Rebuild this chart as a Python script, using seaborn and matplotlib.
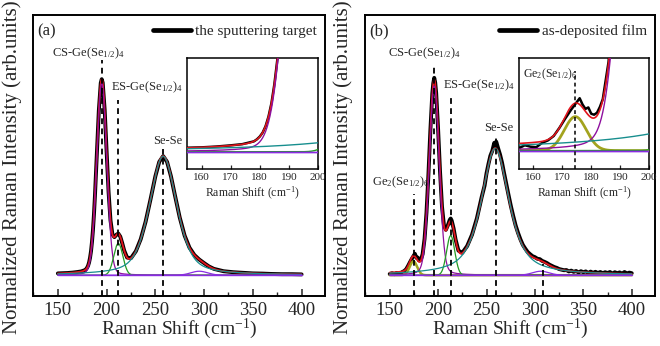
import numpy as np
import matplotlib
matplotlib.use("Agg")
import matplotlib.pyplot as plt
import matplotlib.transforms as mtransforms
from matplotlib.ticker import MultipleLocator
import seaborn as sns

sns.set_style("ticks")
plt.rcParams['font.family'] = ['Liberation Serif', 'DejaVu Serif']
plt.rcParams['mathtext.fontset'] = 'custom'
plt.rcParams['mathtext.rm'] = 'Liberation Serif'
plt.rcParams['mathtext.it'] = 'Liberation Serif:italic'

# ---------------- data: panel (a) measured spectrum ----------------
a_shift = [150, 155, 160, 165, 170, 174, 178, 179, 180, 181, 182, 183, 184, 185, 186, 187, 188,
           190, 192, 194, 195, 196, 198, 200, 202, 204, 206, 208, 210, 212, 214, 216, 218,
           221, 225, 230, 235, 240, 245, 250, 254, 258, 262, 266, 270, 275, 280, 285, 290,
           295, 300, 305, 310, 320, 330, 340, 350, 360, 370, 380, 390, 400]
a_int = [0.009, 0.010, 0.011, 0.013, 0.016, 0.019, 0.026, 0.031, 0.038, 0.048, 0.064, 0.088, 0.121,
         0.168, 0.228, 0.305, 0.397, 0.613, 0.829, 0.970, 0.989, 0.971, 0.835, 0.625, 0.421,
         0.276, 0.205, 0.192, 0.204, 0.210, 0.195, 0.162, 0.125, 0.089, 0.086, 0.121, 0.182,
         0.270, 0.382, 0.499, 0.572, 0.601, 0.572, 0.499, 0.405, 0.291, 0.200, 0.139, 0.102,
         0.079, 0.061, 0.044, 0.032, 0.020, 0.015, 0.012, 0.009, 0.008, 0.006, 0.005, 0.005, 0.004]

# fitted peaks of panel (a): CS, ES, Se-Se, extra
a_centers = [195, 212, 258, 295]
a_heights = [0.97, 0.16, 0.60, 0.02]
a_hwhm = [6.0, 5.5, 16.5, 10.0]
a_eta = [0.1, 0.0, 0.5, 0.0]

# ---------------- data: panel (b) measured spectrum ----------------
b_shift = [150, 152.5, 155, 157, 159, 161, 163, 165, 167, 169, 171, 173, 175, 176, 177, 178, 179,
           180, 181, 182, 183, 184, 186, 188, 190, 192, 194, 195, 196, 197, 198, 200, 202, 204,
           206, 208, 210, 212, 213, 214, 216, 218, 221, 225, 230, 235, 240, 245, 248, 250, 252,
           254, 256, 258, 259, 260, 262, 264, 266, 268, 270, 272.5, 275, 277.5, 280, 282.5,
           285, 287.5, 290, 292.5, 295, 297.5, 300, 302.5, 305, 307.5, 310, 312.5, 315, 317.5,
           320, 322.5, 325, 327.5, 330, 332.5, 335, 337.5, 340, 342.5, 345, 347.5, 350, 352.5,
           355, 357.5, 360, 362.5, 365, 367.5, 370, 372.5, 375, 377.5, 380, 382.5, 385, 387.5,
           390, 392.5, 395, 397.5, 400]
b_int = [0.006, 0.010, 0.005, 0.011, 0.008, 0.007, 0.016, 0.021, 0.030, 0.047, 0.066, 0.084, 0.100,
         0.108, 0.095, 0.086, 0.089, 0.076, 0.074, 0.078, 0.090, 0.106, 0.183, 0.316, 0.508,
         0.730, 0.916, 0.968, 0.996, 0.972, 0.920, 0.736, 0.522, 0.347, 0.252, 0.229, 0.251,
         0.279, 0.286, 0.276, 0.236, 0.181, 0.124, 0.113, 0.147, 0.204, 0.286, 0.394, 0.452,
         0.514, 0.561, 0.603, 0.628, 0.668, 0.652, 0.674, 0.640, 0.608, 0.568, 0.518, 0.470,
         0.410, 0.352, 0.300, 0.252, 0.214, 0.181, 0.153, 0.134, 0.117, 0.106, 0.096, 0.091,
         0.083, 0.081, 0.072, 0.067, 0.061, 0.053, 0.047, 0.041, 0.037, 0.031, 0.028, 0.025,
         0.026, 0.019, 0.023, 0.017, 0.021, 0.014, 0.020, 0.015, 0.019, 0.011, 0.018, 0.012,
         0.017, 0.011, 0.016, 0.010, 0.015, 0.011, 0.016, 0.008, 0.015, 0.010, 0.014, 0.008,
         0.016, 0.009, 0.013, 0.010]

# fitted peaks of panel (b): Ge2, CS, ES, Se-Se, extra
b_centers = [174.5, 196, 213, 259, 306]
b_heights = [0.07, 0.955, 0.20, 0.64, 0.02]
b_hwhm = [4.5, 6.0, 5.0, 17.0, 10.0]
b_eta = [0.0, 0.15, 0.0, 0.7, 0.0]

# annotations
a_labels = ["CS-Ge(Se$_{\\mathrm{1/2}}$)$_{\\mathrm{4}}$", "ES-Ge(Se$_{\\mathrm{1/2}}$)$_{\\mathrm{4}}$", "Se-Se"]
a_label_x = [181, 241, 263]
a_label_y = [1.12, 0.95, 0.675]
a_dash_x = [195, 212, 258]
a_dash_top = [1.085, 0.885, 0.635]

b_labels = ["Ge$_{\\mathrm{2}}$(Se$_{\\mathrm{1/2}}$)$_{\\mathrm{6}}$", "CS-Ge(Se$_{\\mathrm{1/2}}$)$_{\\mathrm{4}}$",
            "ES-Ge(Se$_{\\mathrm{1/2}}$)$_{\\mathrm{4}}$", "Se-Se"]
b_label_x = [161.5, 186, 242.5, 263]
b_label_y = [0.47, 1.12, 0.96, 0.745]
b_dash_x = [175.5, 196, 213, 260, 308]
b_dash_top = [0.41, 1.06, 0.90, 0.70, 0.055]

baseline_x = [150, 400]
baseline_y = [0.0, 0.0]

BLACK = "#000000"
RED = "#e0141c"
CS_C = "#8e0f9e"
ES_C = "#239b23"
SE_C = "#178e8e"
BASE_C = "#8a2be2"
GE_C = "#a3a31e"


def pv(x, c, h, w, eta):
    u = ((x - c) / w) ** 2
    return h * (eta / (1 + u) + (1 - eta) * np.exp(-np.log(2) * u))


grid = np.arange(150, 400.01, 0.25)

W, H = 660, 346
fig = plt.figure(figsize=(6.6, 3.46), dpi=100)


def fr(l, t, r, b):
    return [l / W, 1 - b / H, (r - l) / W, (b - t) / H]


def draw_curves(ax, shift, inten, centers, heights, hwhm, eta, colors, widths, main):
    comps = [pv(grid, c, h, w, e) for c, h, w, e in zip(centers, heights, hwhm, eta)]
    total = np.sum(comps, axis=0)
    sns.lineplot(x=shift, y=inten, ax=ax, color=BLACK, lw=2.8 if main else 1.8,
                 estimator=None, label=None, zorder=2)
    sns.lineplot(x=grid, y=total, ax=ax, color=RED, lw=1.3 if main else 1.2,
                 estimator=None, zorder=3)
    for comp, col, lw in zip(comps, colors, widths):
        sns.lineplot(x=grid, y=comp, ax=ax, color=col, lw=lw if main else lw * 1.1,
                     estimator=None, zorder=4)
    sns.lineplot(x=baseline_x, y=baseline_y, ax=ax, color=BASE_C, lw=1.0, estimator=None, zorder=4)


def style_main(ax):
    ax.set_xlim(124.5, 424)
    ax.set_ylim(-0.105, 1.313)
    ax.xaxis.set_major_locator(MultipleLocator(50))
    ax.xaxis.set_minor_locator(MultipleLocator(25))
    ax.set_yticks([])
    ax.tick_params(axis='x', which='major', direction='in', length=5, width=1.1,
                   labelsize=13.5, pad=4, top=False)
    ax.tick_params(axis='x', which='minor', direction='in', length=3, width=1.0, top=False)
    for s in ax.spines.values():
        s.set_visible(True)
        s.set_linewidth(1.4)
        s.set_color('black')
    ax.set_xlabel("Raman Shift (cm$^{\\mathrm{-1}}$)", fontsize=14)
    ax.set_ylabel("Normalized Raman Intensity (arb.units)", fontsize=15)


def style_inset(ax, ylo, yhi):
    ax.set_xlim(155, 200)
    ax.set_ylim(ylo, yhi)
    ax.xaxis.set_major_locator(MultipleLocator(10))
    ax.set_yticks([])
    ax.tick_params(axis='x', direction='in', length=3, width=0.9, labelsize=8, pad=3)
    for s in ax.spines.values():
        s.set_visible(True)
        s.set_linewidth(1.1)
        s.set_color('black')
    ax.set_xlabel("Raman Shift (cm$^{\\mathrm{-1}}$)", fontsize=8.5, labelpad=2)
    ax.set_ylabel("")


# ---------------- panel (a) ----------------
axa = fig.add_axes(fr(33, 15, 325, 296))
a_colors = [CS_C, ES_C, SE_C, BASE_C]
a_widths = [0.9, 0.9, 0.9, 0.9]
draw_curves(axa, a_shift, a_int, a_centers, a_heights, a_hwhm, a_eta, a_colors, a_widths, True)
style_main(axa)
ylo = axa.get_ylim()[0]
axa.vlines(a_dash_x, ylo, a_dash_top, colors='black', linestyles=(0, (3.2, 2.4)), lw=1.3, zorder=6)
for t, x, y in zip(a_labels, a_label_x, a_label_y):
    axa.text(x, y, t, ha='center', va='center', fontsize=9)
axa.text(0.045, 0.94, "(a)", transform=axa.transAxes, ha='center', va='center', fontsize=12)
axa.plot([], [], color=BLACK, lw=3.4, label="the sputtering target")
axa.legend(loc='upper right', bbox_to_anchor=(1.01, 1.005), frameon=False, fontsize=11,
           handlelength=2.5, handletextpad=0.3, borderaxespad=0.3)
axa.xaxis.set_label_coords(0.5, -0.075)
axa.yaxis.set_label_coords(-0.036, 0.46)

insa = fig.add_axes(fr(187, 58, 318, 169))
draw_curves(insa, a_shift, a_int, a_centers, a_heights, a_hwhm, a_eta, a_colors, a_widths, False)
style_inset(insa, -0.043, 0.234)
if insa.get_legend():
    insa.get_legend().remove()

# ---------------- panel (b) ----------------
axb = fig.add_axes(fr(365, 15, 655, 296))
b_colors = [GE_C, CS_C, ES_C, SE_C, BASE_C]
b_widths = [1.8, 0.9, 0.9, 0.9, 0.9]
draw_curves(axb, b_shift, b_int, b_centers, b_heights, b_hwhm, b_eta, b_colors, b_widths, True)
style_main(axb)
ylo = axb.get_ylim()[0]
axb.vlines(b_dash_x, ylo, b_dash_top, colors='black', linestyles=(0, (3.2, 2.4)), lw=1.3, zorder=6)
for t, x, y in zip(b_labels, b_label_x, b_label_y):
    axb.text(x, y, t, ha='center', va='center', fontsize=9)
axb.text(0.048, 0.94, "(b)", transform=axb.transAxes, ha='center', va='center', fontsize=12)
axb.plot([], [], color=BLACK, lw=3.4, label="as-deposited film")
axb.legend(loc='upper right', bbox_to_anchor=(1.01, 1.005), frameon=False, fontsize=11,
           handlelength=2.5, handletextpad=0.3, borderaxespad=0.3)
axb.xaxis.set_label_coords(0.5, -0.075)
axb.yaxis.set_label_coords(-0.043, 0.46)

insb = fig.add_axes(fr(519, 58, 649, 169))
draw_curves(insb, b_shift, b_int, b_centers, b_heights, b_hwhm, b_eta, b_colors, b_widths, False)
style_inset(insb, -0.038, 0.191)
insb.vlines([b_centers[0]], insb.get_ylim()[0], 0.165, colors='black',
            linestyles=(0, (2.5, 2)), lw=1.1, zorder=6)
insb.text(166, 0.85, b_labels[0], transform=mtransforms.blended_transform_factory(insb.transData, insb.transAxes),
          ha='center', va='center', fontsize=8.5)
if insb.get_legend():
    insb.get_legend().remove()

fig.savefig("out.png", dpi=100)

━━━━━━━━

* **YOUR INSTRUCTIONS**
Go from the first line of the listing to the line holding "plt.rcParams['mathtext.it'] = 'Liberation" and, please, transcribe those lines exactly, both included, with no pictures.

* **TASK ANSWER**
Rebuild this chart as a Python script, using seaborn and matplotlib.
import numpy as np
import matplotlib
matplotlib.use("Agg")
import matplotlib.pyplot as plt
import matplotlib.transforms as mtransforms
from matplotlib.ticker import MultipleLocator
import seaborn as sns

sns.set_style("ticks")
plt.rcParams['font.family'] = ['Liberation Serif', 'DejaVu Serif']
plt.rcParams['mathtext.fontset'] = 'custom'
plt.rcParams['mathtext.rm'] = 'Liberation Serif'
plt.rcParams['mathtext.it'] = 'Liberation Serif:italic'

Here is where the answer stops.